2 2人の約束
婚約式になった。お互いにしっかり顔も会わせてないから、婚約など実感がわかない。
2 2人の約束
婚約式の時間になった。入浴して、ドレスに着替え、身だしなみを整えて居ると殆ど時間はなかった。マリエールが急いで会場に着く頃には、全員揃っていた。司会が進行し始めた。両国代表の挨拶
両国の貴族らのお祝い。婚約の誓約書の取り交わし。本人同士の挨拶などあれこれあったが、その後は懇親会である。当事者としての意識もなく言われるがまま、サインしたり応えたりして、今は側近が取って来た物を食べたり、挨拶しに来た人々の対応したりしている。側仕えを除き同じ年齢の人間を見る事がなかったマリエールには、ラキウスという存在が珍しい。好ましい存在かどうか分からないが、出来るだけ良い関係で居たいと思う。
挨拶が一段落して何を食べようかと思っていると、頭の中で言葉が聞こえる。
「マリエール、ラキウスだよ。念話で話しているから誰にも聞こえないよ。落ちついてね。心の中で私に話しかければ伝わるから。」
マリエール驚いて叫びそうになったり、キョロキョロ見回しそうになったが、なんとか堪えた。
「何で私達そんな方法で会話が出来るの。」
取り敢えずそれを聞いた。
「まともに会ったのがたった今だろう。しっかり判ったのは今だけどきみの噂を聞くと出来る可能性は高いと思っていた。私はきみに協力出来ると思う。」
何の協力なのか分からない。
「どういう事。」
ラキウスは私の事を見ていない。この国の東の国の派閥の人間と熱心に話ている。
「この国の東の国からの独立さ。私ときみが協力すれば、この国の東の国よりの派閥を一掃出来るし、東の国に対抗出来る力を持ち東の国に痛打を与えられる。後は外交かな。」
何を話しているのか。この念話というのも分からないが、東の国からの独立なんて余計に分からない。

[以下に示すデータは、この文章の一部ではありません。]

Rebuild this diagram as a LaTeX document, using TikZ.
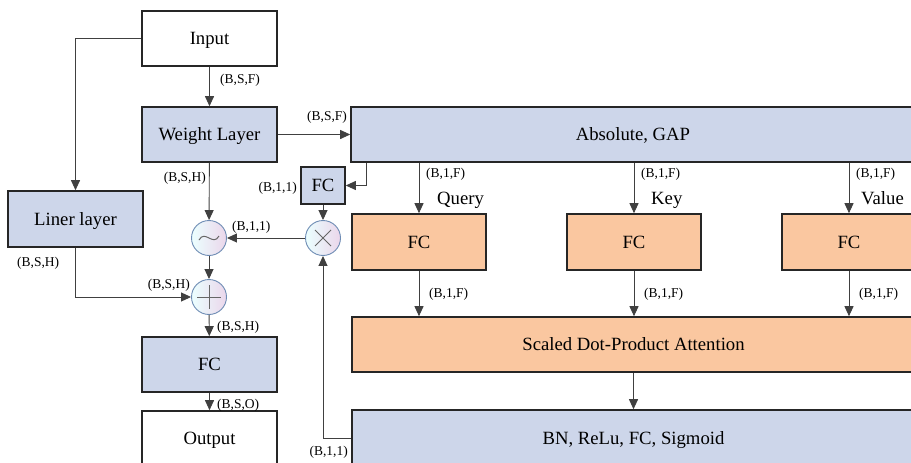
\documentclass[tikz,border=0pt]{standalone}
\usepackage{fontspec}
\setmainfont{Liberation Serif}
\usetikzlibrary{calc,arrows.meta}

\definecolor{layerblue}{RGB}{205,214,234}
\definecolor{attnorange}{RGB}{250,199,160}
\definecolor{opedge}{RGB}{110,140,180}

\begin{document}
\begin{tikzpicture}[
  x=1pt,y=-1pt,
  big text/.style={font=\rmfamily\fontsize{18.7}{22}\selectfont,text height=12.4pt,text depth=0pt},
  box/.style={big text,draw=black!85,line width=1.6pt,inner sep=0pt,minimum width=135pt,
    minimum height=55pt},
  blue box/.style={box,fill=layerblue},
  orange box/.style={box,fill=attnorange},
  op/.style={circle,draw=opedge,line width=0.9pt,minimum size=35pt,inner sep=0pt,
    left color=cyan!8,right color=violet!16},
  opsym/.style={draw=black!60,line width=1pt},
  flow/.style={draw=black!75,line width=0.9pt,-{Triangle[length=10pt,width=9pt]}},
  dims/.style={font=\rmfamily\fontsize{13.5}{16}\selectfont,inner sep=0pt},
  ]

  \useasboundingbox (0,0) rectangle (911,463);
  \clip (0,0) rectangle (911,463);

  % main path
  \node[box]      (input)  at (209.5,38.5)  {Input};
  \node[blue box] (weight) at (209.5,134.5) {Weight Layer};
  \node[blue box,minimum height=56pt] (liner) at (75.5,219) {Liner layer};
  \node[op]       (tilde)  at (209,238) {};
  \node[op]       (plus)   at (209,297) {};
  \node[blue box] (fcout)  at (209.5,364.5) {FC};
  \node[box]      (output) at (209.5,438.5) {Output};

  % attention branch
  \node[blue box,minimum width=564pt] (gap) at (633,134.5) {Absolute, GAP};
  \node[blue box,minimum width=44pt,minimum height=37pt] (fcgate) at (323,185.5) {FC};
  \node[op] (times) at (323,238) {};
  \node[orange box,minimum width=563pt] (sdpa) at (633.5,344.5) {Scaled Dot-Product Attention};
  \node[blue box,minimum width=563pt,minimum height=56pt] (bn) at (633.5,438) {BN, ReLu, FC, Sigmoid};

  \foreach \n/\x/\lab/\lx in {q/419/Query/437, k/634/Key/651, v/849/Value/861}
  {
    \node[orange box,minimum width=134pt,minimum height=56pt] (fc\n) at (\x,242) {FC};
    \draw[flow] (fc\n.north |- gap.south) -- (fc\n.north);
    \draw[flow] (fc\n.south) -- (fc\n.south |- sdpa.north);
    \node[dims,anchor=west] (in\n) at ($(fc\n.north)+(7,-39)$) {(B,1,F)};
    \node[dims,anchor=west] (out\n) at ($(fc\n.south)+(10,23)$) {(B,1,F)};
    \node[big text,anchor=west,inner sep=0pt] (name\n) at (\lx,198) {\lab};
  }

  % operator symbols
  \draw[opsym] ($(plus)+(-12,0)$) -- ($(plus)+(12,0)$) ($(plus)+(0,-12)$) -- ($(plus)+(0,12)$);
  \draw[opsym] ($(times)+(-8,-8)$) -- ($(times)+(8,8)$) ($(times)+(-8,8)$) -- ($(times)+(8,-8)$);
  \draw[opsym] ($(tilde)+(-10,2)$) .. controls ($(tilde)+(-4,-9)$) and ($(tilde)+(4,9)$) .. ($(tilde)+(10,-2)$);

  % connectors
  \draw[flow] (input) -- (weight);
  \draw[flow] (input.west) -| (liner.north);
  \draw[flow] (weight.east) -- (weight.east -| gap.west);
  \draw[flow] (weight) -- (tilde);
  \draw[flow] (tilde) -- (plus);
  \draw[flow] (liner.south) |- (plus.west);
  \draw[flow] (plus) -- (fcout);
  \draw[flow] (fcout) -- (output);
  \draw[flow] ($(gap.south west)+(16,0)$) |- (fcgate.east);
  \draw[flow] (fcgate) -- (times);
  \draw[flow] (times) -- (tilde);
  \draw[flow] (bn.west) -| (times.south);
  \draw[flow] (sdpa) -- (bn);

  % tensor shapes
  \node[dims,anchor=west] (dimin)    at (220,80)  {(B,S,F)};
  \node[dims,anchor=west] (dimgap)   at (307,117) {(B,S,F)};
  \node[dims,anchor=east] (dimw)     at (206,178) {(B,S,H)};
  \node[dims,anchor=west] (dimliner) at (17,263)  {(B,S,H)};
  \node[dims,anchor=east] (dimres)   at (190,285) {(B,S,H)};
  \node[dims,anchor=east] (dimgate)  at (297,188) {(B,1,1)};
  \node[dims,anchor=west] (dimscale) at (232,227) {(B,1,1)};
  \node[dims,anchor=west] (dimsum)   at (217,327) {(B,S,H)};
  \node[dims,anchor=west] (dimout)   at (217,405) {(B,S,O)};
  \node[dims,anchor=east] (dimbn)    at (348,452) {(B,1,1)};

\end{tikzpicture}
\end{document}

「理解が難しいかも知れないが、このラキウスという人間は兄に毒殺されているんだ。私は生まれ代わり、転生者というものさ。」
転生者という言葉は不思議とピンと来て、やっと落ち付いた。
「なんとなく判ったわ。私は転生者かどうか分からないけど、知らない筈の知識がいろいろ知っているわ。特に医学の知識が多いわね。魔法が得意なのも転生者だからだと思っていたわ。」
こんな話が出来る相手が現れるとは思ってなかった。
「物心が付く前の転生だったのだろうな。私はラキウスが7歳の時の転生だったからラキウスの記憶と前世の記憶がある。軍事の大学を出て少将として軍を率いてた。戦死だ。年齢的なギャプもあり、ラキウスとして上手く生きられなかったが、学問は出来たと思っている。東の国を攻撃するノウハウはあるつもりだ。ただラキウス単独でクーデターを起こすには無理があるから、チャンスを狙っていたのさ。」
転生者同士がこうして出会うなんてあるんだ。マリエールは前世の記憶ではなく知識だけがあるから、どんな前世だったか分からないし、どうして死んだかも分からない。
「協力しあう約束したからね。裏切りらないでよ。」
ラキウスは笑った様だ。
「お互いににな。」
2人の約束は成立した。
ラキウスから念話があった。我が国の東の国からの独立のために協力してくれるという。